Artificial intelligence is reshaping how deals are sourced, analyzed, negotiated and managed across the industrial sector. At NAIOP’s I.CON West this week in Los Angeles, a panel of experts with diverse roles and perspectives discussed efficiency gains, risk considerations and the competitive implications for firms that adopt (or hesitate).
Denice Tokunaga, partner, Seyfarth Shaw LLP, moderated the discussion, which included Jay Carle, partner, Seyfarth Shaw LLP; Chris Karacic, due diligence director, LBA Realty; Will Pearce, CEO and co-founder, Orbital; and Maria Poyer; head of acquisitions, Verrus.
Poyer shared how AI-driven platforms have transformed early site selection. What previously required weeks of analyst time now can be completed in a single day, often by just one person. “So really what that means is the speed of knowing site constraints is much faster. And in the development cycle, that’s everything,” she said. That acceleration has real implications for how many opportunities a team can evaluate, and how quickly they can pursue the most viable ones.
Tasks that once consumed hours or days – pulling jurisdictional data, comparing rent rolls, summarizing long leases – can now be accomplished in a fraction of the time. Poyer acknowledged that there’s a lot of discussion in the market about AI eliminating certain jobs, “but really it’s just transferring the type of analysis that needs to be done by junior folks and senior folks, rather than focusing their time on some of the minutia.”

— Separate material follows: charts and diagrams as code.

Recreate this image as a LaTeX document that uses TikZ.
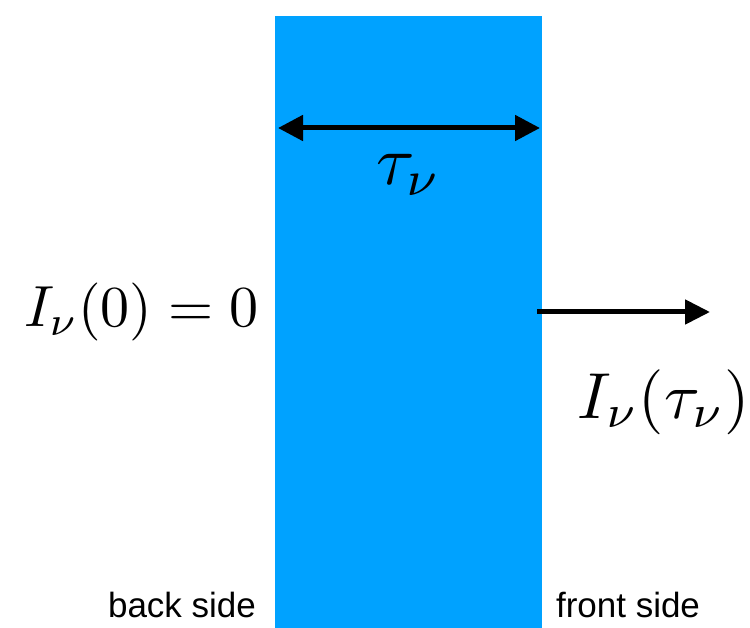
\documentclass[tikz,border=0pt]{standalone}
\usepackage{fontspec}
\newfontfamily\labelsans{Liberation Sans}
\usetikzlibrary{arrows.meta}
\definecolor{slabblue}{RGB}{0,162,255}
\tikzset{
  slabstyle/.style={fill=slabblue, draw=none, inner sep=0pt, minimum width=267pt, minimum height=612pt},
  mathlbl/.style={anchor=base, inner sep=0pt},
  sidelbl/.style={anchor=base, inner sep=0pt, font=\labelsans\fontsize{35}{40}\selectfont},
  arr/.style={line width=5pt, -{Triangle[length=25pt,width=24pt]}},
  dblarr/.style={line width=5pt, {Triangle[length=25pt,width=25pt]}-{Triangle[length=25pt,width=25pt]}}
}
\begin{document}
\begin{tikzpicture}[x=1pt,y=-1pt]
\useasboundingbox (0,0) rectangle (750,628);
\node[slabstyle] (slab) at (408.5,322) {};
\coordinate (dl) at (278,128);
\coordinate (dr) at (540,128);
\draw[dblarr] (dl) -- (dr);
\node[mathlbl] (tau) at (409,185) {\scalebox{7.0}{$\tau_\nu$}};
\node[mathlbl] (i0) at (141.5,327) {\scalebox{5.8}{$I_\nu(0)=0$}};
\coordinate (os) at (537,312);
\coordinate (oe) at (710,312);
\draw[arr] (os) -- (oe);
\node[mathlbl] (itau) at (664,418) {\scalebox{6.5}{$I_\nu(\tau_\nu)$}};
\node[sidelbl] (back) at (182,617) {back side};
\node[sidelbl] (front) at (628,617) {front side};
\end{tikzpicture}
\end{document}
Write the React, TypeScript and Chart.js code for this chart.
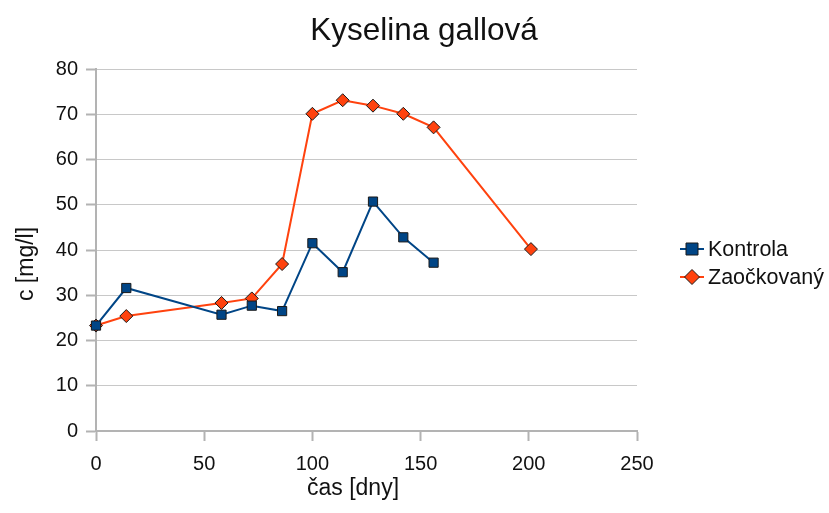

Karacic shared another use case: “If you run into an issue with a seller that you need to creatively think around, you can prompt AI to give you some methods to solve the issue.”
As the CEO of an AI-enabled real estate technology company, Pearce presented an optimistic view: that AI represents the most significant technical paradigm shift in our lifetimes. In his view, nearly every step of a transaction that involves reasoning, pattern recognition or analysis will be accelerated and eventually executed by AI.
He highlighted the rapid pace of improvement: The latest AI models are doubling in capability once every seven months, so the professionals using them need to continuously recalibrate their expectations.
Optimism will get you far, but pragmatism has its value, too. Carle emphasized that while technology evolves quickly, law and regulation do not – and corporate governance must bridge that gap. Firms must know exactly what data they’re inputting into AI systems, where it’s going, and how it will be handled. Confidential lease terms and investor data, for instance, should never be uploaded into publicly available AI tools.
Companies need clear policies, audit trails and human oversight. It’s critical to have a reasonable validation process for AI outputs and build it into your governance, and clearly define what requires human review. Financial models and major underwriting decisions still need “a human in the loop,” as Carle put it.
With this tech acceleration in hyperdrive, what’s next?
“I would say robotics, and the interaction of AI and robotics, to support real estate construction,” said Pearce, and other panelists nodded in agreement.
Karacic shared a more near-term prediction. “Right now, a lot of the way that we use AI is through prompting… we ask the AI to abstract a lease. Then we ask the AI to look at a credit profile for a tenant. Then we ask it to run an environmental history.” Users have to prompt the AI several times at various steps. Karacic expects that as agentic AI tools – which act mostly autonomously with limited human supervision to accomplish pre-determined goals – continue to be more integrated into the due diligence process, the AI will do a lot of that by itself.
“And it should be able to compare different deliverables against each other,” he added. “So, for example, it’ll be able to look at an environmental history report, assess the risk, and then go look at the financial underwriting and say, ‘Well, do we need to tweak the underwriting based on the environmental risks that I just learned about?’”
Pearce brought up the flywheel effect: As AI capabilities grow, the speed of building AI products increases, which further strengthens AI itself – a cycle that drives the exponential growth AI researchers often discuss.
“I think things are going to get pretty scary pretty quickly,” said Pearce, clarifying: “Scary like good scary, like there’s going to be a world of opportunity with AI to disrupt real human work.”